▶ EXERCISE DESCRIPTION
Copy every line of the following data that includes the string "this".

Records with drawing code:

• • • • •

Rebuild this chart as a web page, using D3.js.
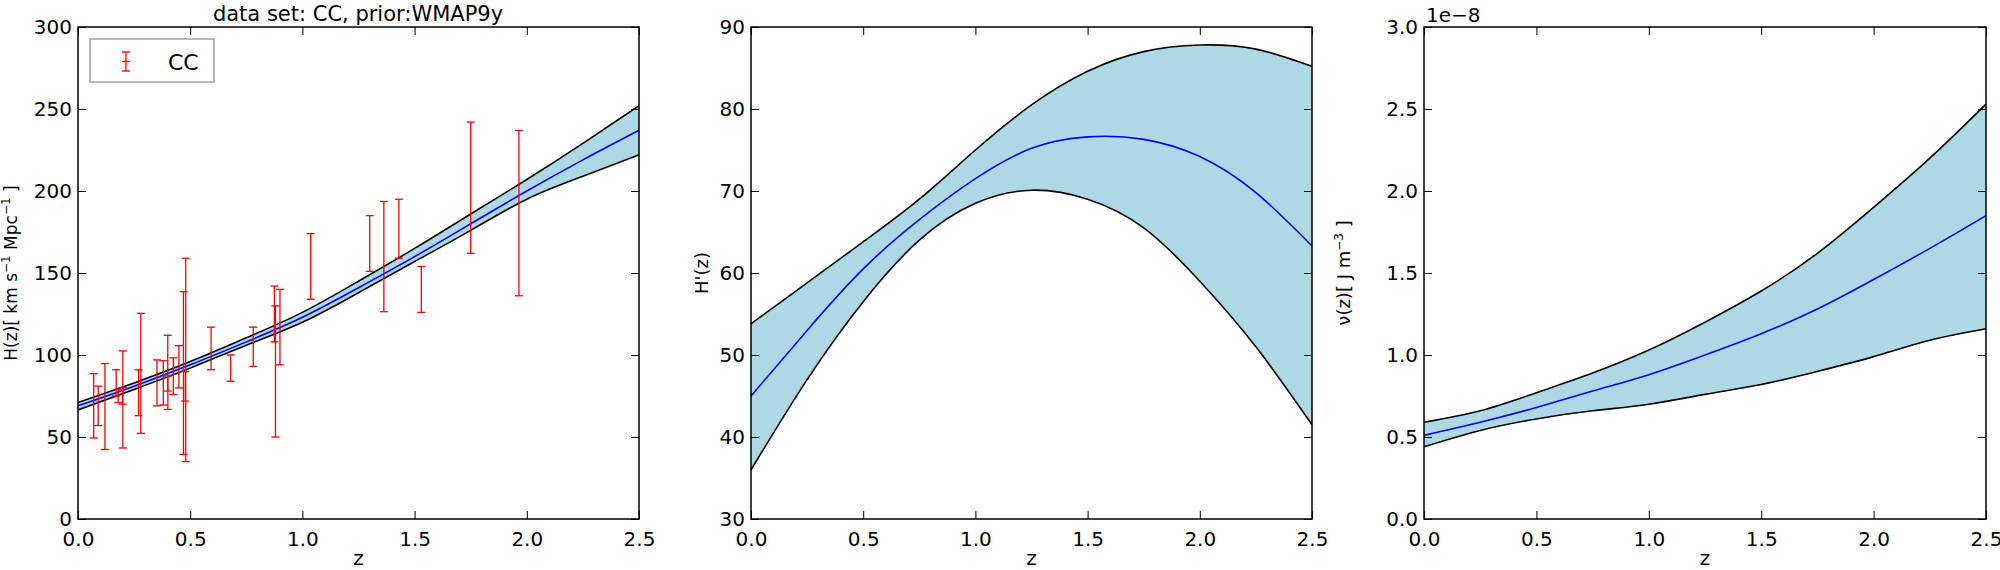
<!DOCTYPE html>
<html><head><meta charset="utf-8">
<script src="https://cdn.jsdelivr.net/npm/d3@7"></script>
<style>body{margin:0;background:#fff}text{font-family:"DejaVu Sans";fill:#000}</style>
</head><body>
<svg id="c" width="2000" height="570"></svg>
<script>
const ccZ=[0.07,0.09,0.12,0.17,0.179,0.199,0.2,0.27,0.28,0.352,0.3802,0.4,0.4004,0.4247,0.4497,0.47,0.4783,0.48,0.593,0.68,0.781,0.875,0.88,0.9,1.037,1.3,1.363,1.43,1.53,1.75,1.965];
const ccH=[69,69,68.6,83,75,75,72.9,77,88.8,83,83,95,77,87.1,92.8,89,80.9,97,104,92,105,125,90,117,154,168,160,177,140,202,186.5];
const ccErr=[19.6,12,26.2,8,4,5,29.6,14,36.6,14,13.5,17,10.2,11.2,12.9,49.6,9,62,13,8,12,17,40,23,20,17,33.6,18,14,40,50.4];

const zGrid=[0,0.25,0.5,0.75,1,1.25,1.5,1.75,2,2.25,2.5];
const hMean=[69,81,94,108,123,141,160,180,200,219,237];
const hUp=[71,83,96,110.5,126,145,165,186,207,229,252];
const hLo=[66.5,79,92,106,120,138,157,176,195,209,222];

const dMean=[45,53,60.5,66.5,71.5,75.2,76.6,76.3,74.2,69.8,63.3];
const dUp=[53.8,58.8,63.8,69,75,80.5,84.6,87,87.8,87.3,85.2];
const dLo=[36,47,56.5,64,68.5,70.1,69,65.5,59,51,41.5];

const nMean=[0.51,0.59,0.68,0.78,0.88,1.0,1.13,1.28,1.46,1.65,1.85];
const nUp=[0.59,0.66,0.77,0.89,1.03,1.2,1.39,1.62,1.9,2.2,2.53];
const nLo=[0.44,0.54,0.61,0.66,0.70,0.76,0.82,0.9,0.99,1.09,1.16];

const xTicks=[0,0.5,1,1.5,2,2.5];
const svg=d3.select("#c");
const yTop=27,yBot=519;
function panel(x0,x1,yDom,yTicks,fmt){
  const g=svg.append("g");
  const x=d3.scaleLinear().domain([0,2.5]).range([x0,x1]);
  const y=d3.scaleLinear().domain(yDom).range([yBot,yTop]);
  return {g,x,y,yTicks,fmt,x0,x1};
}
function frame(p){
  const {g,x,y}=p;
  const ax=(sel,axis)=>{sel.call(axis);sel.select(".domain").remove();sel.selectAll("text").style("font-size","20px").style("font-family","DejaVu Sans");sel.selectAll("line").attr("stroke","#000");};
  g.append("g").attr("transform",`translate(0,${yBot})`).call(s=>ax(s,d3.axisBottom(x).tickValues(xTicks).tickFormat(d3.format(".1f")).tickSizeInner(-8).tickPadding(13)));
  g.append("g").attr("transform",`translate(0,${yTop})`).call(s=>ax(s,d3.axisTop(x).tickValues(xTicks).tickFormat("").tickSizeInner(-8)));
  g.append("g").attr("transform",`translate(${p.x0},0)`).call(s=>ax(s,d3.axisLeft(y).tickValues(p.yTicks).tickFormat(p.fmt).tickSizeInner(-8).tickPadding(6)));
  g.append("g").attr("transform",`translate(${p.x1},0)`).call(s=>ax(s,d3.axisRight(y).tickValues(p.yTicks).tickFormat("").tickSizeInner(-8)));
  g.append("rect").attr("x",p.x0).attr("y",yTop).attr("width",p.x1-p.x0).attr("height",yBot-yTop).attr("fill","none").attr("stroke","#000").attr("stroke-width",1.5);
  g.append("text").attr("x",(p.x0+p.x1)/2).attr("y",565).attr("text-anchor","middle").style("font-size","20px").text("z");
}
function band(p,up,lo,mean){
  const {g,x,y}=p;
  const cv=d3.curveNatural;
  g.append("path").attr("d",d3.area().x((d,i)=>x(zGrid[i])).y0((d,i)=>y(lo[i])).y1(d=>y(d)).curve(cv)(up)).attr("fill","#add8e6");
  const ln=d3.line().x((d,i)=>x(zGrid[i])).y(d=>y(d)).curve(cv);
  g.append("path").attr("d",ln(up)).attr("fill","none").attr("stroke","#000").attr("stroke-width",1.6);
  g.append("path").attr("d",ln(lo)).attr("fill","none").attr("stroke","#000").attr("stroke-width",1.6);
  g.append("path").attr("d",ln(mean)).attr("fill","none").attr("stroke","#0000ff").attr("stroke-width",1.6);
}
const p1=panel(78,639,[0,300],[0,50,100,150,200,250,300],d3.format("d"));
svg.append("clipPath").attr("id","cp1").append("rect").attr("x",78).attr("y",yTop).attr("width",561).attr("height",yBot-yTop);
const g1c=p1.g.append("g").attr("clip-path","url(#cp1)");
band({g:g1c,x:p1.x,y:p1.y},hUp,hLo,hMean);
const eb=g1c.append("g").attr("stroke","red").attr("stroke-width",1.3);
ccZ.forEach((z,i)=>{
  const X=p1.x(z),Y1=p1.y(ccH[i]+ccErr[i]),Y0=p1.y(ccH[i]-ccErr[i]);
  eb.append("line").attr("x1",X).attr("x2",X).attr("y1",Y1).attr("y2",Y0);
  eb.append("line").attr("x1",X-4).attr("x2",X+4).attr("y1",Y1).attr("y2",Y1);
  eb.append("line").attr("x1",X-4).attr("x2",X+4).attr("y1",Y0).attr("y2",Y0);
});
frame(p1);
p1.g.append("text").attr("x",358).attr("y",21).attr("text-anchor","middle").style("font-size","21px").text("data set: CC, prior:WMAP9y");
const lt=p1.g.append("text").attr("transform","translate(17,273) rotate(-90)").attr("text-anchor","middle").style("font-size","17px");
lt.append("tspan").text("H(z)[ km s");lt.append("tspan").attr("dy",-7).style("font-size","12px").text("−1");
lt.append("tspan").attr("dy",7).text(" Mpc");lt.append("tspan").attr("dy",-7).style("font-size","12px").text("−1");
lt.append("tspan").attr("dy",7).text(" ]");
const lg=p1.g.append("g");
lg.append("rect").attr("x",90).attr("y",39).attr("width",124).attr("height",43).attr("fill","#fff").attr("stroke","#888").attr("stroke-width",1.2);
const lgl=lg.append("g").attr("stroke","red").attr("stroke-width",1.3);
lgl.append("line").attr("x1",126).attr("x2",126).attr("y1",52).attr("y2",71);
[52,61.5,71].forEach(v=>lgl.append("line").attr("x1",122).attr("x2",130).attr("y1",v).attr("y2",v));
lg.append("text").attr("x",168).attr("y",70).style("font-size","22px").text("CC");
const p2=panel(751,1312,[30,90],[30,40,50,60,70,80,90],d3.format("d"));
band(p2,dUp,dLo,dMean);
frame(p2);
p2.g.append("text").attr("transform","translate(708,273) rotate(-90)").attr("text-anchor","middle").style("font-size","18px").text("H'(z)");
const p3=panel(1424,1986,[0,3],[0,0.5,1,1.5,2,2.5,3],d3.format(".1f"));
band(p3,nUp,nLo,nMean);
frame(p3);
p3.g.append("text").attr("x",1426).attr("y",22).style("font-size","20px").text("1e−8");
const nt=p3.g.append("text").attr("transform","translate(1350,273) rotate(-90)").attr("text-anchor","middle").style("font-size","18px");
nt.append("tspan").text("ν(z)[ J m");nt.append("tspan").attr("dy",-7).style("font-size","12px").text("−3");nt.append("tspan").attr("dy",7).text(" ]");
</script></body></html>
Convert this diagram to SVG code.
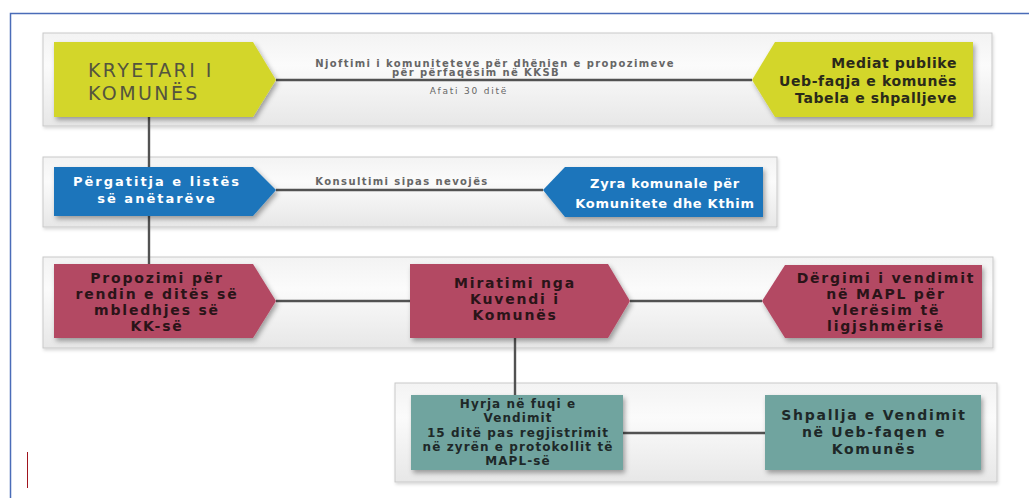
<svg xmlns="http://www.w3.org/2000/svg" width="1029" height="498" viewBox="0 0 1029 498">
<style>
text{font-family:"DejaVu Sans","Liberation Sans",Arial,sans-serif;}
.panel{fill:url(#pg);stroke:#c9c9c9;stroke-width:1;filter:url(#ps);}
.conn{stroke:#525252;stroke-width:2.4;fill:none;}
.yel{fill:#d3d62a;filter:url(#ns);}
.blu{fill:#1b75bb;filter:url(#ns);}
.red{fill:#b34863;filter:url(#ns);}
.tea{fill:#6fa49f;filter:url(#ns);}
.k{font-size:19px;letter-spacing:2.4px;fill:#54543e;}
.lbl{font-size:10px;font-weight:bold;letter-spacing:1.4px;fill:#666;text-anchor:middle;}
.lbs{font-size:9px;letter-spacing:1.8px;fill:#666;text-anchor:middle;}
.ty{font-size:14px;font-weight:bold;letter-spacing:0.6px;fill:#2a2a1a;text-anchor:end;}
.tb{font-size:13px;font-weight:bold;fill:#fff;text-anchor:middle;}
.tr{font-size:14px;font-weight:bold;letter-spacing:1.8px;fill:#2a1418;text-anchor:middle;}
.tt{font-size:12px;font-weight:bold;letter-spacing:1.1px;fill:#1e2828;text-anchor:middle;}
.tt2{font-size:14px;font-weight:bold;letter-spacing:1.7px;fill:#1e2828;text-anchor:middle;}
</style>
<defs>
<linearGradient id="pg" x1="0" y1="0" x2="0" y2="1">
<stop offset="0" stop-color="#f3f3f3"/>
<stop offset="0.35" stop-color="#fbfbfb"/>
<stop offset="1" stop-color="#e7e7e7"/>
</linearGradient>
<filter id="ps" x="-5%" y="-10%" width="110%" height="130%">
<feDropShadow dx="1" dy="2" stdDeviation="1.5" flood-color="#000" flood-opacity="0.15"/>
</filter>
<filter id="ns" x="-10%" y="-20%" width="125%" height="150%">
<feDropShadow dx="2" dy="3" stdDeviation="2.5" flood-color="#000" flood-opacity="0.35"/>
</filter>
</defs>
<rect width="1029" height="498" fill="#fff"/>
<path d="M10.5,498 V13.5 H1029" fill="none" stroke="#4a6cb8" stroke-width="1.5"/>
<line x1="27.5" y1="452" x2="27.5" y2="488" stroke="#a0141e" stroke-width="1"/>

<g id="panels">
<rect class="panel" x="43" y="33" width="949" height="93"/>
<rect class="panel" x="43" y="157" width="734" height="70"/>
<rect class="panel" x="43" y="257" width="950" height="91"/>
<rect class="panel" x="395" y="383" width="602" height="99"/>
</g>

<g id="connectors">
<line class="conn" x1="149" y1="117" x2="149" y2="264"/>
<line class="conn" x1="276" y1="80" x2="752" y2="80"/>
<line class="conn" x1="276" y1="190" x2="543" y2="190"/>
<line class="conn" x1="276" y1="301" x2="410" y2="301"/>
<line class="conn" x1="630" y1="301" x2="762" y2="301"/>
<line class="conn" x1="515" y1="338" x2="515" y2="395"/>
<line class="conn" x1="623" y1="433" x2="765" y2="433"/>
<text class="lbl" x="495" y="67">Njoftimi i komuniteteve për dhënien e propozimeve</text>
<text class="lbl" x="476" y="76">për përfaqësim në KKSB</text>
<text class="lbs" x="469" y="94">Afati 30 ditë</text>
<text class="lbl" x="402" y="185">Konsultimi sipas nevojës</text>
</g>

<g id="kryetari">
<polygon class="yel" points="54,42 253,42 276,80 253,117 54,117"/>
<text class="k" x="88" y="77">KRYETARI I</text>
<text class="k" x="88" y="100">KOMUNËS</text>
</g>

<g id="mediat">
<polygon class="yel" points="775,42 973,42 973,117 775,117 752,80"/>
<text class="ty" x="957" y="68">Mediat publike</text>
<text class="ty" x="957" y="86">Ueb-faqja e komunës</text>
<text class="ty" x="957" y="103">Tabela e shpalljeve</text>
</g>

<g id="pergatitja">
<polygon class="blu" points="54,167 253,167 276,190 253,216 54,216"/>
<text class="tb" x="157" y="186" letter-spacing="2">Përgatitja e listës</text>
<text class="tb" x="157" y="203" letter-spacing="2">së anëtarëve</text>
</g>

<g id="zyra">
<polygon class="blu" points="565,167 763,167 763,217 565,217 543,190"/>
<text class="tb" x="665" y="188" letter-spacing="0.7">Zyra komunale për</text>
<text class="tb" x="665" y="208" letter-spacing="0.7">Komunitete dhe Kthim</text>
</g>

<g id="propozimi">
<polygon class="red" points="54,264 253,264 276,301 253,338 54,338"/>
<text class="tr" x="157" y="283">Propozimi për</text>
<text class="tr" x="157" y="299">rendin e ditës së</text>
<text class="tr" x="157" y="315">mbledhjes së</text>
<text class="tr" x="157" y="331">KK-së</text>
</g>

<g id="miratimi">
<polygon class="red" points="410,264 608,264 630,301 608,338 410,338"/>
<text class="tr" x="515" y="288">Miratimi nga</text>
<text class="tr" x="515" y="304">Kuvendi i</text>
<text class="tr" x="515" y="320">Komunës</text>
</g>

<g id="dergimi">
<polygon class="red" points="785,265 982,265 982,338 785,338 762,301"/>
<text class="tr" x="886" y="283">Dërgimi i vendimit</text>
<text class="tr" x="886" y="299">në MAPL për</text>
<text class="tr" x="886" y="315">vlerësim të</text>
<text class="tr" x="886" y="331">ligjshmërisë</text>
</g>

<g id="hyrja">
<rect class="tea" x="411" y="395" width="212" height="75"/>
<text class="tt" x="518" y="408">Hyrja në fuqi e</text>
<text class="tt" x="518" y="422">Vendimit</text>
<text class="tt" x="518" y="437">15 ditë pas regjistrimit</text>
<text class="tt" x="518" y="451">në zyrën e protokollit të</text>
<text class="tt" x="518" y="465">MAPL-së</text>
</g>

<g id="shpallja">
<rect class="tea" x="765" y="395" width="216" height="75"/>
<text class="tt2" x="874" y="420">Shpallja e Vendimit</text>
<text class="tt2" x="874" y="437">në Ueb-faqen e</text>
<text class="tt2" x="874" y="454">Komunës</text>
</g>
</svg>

• • • • •

▶ WRITTEN ANSWER
Rebuild this chart as a web page, using D3.js.
Convert this diagram to SVG code.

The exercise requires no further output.